US endorses Waziristan peace deal

Published September 16, 2006

WASHINGTON, Sept 15: The United States believes that the agreement the government recently signed with pro-Taliban tribal chiefs in Waziristan has the ‘potential to work’.

In a policy speech at the School of Advanced International Studies here, Assistant Secretary of State Richard Boucher endorsed the deal as an effort to get tribal support to defeat terrorism.

He refused to get involved in a debate over the situation in Balochistan, saying that it was Pakistan’s ‘local problem’.

He declared that no country had done more than Pakistan in the war against terror.

Noting that the government had carved out a new strategy to deal with the cross-border activities of Taliban and Al Qaeda sympathisers, Mr Boucher said: “The agreement really has the potential to work.”

He said he believed the deal created an opportunity for local leaders to get hold of the problem of terrorism and it could enable the government “to get a political handle on this and enlist its citizens in the fight against terror”.

The US, he said, understood that to effectively control the Afghan border, Pakistan needed “cooperation from local tribes and they are really trying to get in.”

Mr Boucher said the US hoped that the agreement would leave a positive impact on the situation in the regions that are run by local tribal chiefs since the British days.

“Instead of challenging the tribal chiefs, Pakistan has signed an agreement with them and we believe that it is a good effort,” he said.

The official said the agreement would allow the local administration and the tribal chiefs to play a positive role in the development of their areas and also in restoring peace and security to the region.
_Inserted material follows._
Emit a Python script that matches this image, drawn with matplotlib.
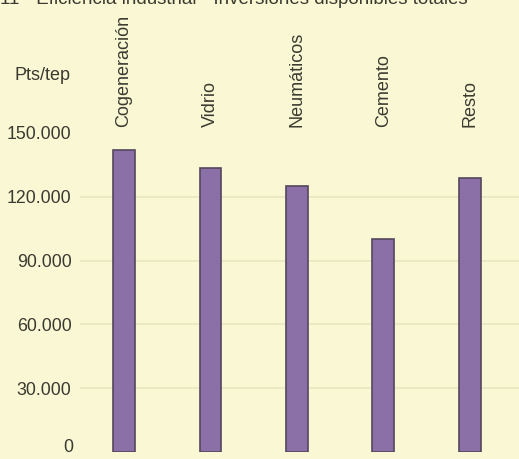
import matplotlib.pyplot as plt
import matplotlib.transforms as mtransforms

categorias = ['Cogeneración', 'Vidrio', 'Neumáticos', 'Cemento', 'Resto']
valores = [142000, 133500, 125000, 100000, 129000]   # Pts/tep
ticks_y = [0, 30000, 60000, 90000, 120000, 150000]
ticks_txt = ['0', '30.000', '60.000', '90.000', '120.000', '150.000']

fondo = '#faf8d4'
plt.rcParams['font.family'] = ['Liberation Sans', 'DejaVu Sans']

fig = plt.figure(figsize=(5.19, 4.59), dpi=100, facecolor=fondo)
ax = fig.add_axes([0.154, 0.0153, 0.846, 0.695], facecolor=fondo)

x = list(range(len(categorias)))
ax.bar(x, valores, width=0.25, color='#8a70a6', edgecolor='#54475c', linewidth=1.2, zorder=3)

ax.set_xlim(-0.51, 4.57)
ax.set_ylim(0, 150000)
ax.set_yticks(ticks_y)
# el "0" va aparte, un poco mas arriba para que no se salga por abajo
ax.set_yticklabels([''] + ticks_txt[1:], fontsize=12.8, color='#3a3a30')
trans_y = mtransforms.blended_transform_factory(ax.transAxes, ax.transData)
ax.annotate(ticks_txt[0], (0, ticks_y[0]), xycoords=trans_y, xytext=(-4.5, 3),
            textcoords='offset points', ha='right', va='center',
            fontsize=12.8, color='#3a3a30', annotation_clip=False)
ax.tick_params(axis='y', length=0, pad=6)
ax.set_xticks([])
for s in ax.spines.values():
    s.set_visible(False)

# lineas de guia muy tenues
for v in ticks_y[1:-1]:
    ax.axhline(v, color='#e9e7bf', lw=1.2, zorder=1)

# nombres de las categorias, verticales sobre cada barra
trans = mtransforms.blended_transform_factory(ax.transData, ax.transAxes)
for xi, nombre in zip(x, categorias):
    ax.text(xi, 1.019, nombre, transform=trans, rotation=90, ha='center', va='bottom',
            fontsize=13, color='#3a3a30')

fig.text(15 / 519, 1 - 75 / 459, 'Pts/tep', fontsize=13, color='#3a3a30', va='center')
fig.text(0.0, 1 - 4 / 459, '11 - Eficiencia industrial - Inversiones disponibles totales',
         fontsize=13.5, color='#3a3a30', va='baseline', ha='left')

fig.savefig('out.png', dpi=100, facecolor=fondo)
The agreement, he said, would restrict the movement of Taliban and would not permit the presence of Al Qaeda and its sympathisers in the tribal belt. “Talibanisation will not be allowed, in the area or in the cities near the tribal region,” he said.

Mr Boucher said the government had made the tribal chiefs accept all these conditions before signing the agreement.

“Only the results will tell whether this agreement will succeed or if it is a positive step. I believe it is positive in the sense that it is an effort to create political understanding, an effort to bring economic development to the area,” said Mr Boucher. “We hope that this strategy succeeds.”

Mr Boucher said a major effort was on in Pakistan to fight terrorism with a lot of success in efforts to curb Al Qaeda.

Islamabad had also now turned its attention on Taliban with President Pervez Musharraf showing real determination, he said.

President Musharraf, in Mr Boucher’s view, was also crucial to building a moderate and democratic Muslim society in Pakistan.

Asked if the situation in Balochistan could affect Pakistan’s cooperation in the war against terror, the official said: “Not necessarily, I would not draw any immediate connection but one does not know the full political fallout yet.”

He said that there was also problem with the Taliban going back and forth in Balochistan, “and we need to see Pakistan’s efforts in all of these areas be successful.”

Asked to comment on Baloch nationalist leader Nawab Akbar Bugti’s death, Mr Boucher said: “It has been a local matter in Pakistan. There has been a big debate there. I don’t think the US has taken too big a position on this and I don’t think I want to do that right now.”

He said he was also not yet in a position to say what the fallout of Nawab Bugti’s death would be.

He said the uprising and violence in Balochistan had been troubling to the government and people of Pakistan and the US would like to see it calm down and end. “We would like to see the people of that area get the respect and rights they deserve.”

Mr Boucher expressed hope that Pakistan and India could find a ‘basis’ to resume talks.

He praised the statesmanship shown by the leaders of the two countries but noted that the Mumbai blasts had caused a setback to the peace process.

He stressed that the US role was not a direct one, but of providing constant encouragement to the two sides.

Mr Boucher said the nuclear agreement with India was ‘a big deal’ in the US foreign policy towards South Asia and the Bush administration was hopeful that the US Senate would clear it this month despite its tight schedule.

The US was also hopeful that the Nuclear Suppliers’ Group would agree to make an exception in the case, he said, describing the support extended by NSG Brazil and South Africa as a positive sign.

BUSH: Meanwhile, US President George Bush at a press conference in the White House Rose Garden on Friday rejected charges that his administration had not done enough to catch Al Qaeda mastermind Osama bin Laden as an ‘urban myth’ fuelled by political ambitions, adds AFP.

“We have been on the hunt, and we’ll stay on the hunt until we bring him to justice,” said Mr Bush.

But he acknowledged telling a conservative journalist earlier this week that he would not send ‘thousands of troops’ into the remote region of the Pakistan border with Afghanistan, where Osama is thought to be hiding.

“If he is in Pakistan,” said President Bush, “Pakistan’s a sovereign nation. In order for us to send thousands of troops into a sovereign nation, we’ve got to be invited by the government of Pakistan.”